Restate the listing below word for word, omitting any images.
+ + + + +
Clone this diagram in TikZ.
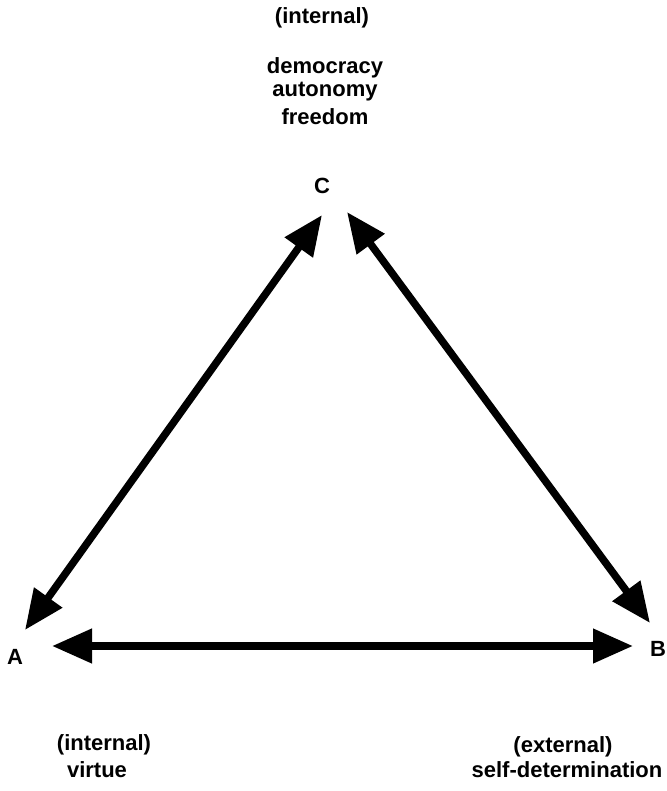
\documentclass[tikz,border=0pt]{standalone}
\usepackage{fontspec}
\setmainfont{Liberation Sans}
\usetikzlibrary{arrows.meta,calc}
\begin{document}
\begin{tikzpicture}[x=1pt,y=-1pt,
  lbl/.style={font=\fontsize{22}{26}\selectfont\bfseries, inner sep=0pt, anchor=center},
  conn/.style={line width=7.5pt, {Triangle[length=40pt,width=33pt]}-{Triangle[length=40pt,width=33pt]}}]
\useasboundingbox (0,0) rectangle (666,791);
\node[lbl] (ti) at (322,18) {(internal)};
\node[lbl] (t1) at (325,68) {democracy};
\node[lbl] (t2) at (325,92) {autonomy};
\node[lbl] (t3) at (325,117) {freedom};
\node[lbl] (C) at (322,186) {C};
\node[lbl] (A) at (15,657) {A};
\node[lbl] (B) at (658,649) {B};
\node[lbl] (li) at (104,745) {(internal)};
\node[lbl] (lv) at (97,770) {virtue};
\node[lbl] (re) at (563,747) {(external)};
\node[lbl] (rs) at (567,770) {self-determination};
\draw[conn] ($(A)+(10,-27)$) -- ($(C)+(0,29)$);
\draw[conn] ($(C)+(25,26)$) -- ($(B)+(-8,-26)$);
\draw[conn] ($(A)+(37,-11)$) -- ($(B)+(-25,-3)$);
\end{tikzpicture}
\end{document}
+ + + + +
**Correct output**
Clone this diagram in TikZ.
\documentclass[tikz,border=0pt]{standalone}
\usepackage{fontspec}
\setmainfont{Liberation Sans}
\usetikzlibrary{arrows.meta,calc}
\begin{document}
\begin{tikzpicture}[x=1pt,y=-1pt,
  lbl/.style={font=\fontsize{22}{26}\selectfont\bfseries, inner sep=0pt, anchor=center},
  conn/.style={line width=7.5pt, {Triangle[length=40pt,width=33pt]}-{Triangle[length=40pt,width=33pt]}}]
\useasboundingbox (0,0) rectangle (666,791);
\node[lbl] (ti) at (322,18) {(internal)};
\node[lbl] (t1) at (325,68) {democracy};
\node[lbl] (t2) at (325,92) {autonomy};
\node[lbl] (t3) at (325,117) {freedom};
\node[lbl] (C) at (322,186) {C};
\node[lbl] (A) at (15,657) {A};
\node[lbl] (B) at (658,649) {B};
\node[lbl] (li) at (104,745) {(internal)};
\node[lbl] (lv) at (97,770) {virtue};
\node[lbl] (re) at (563,747) {(external)};
\node[lbl] (rs) at (567,770) {self-determination};
\draw[conn] ($(A)+(10,-27)$) -- ($(C)+(0,29)$);
\draw[conn] ($(C)+(25,26)$) -- ($(B)+(-8,-26)$);
\draw[conn] ($(A)+(37,-11)$) -- ($(B)+(-25,-3)$);
\end{tikzpicture}
\end{document}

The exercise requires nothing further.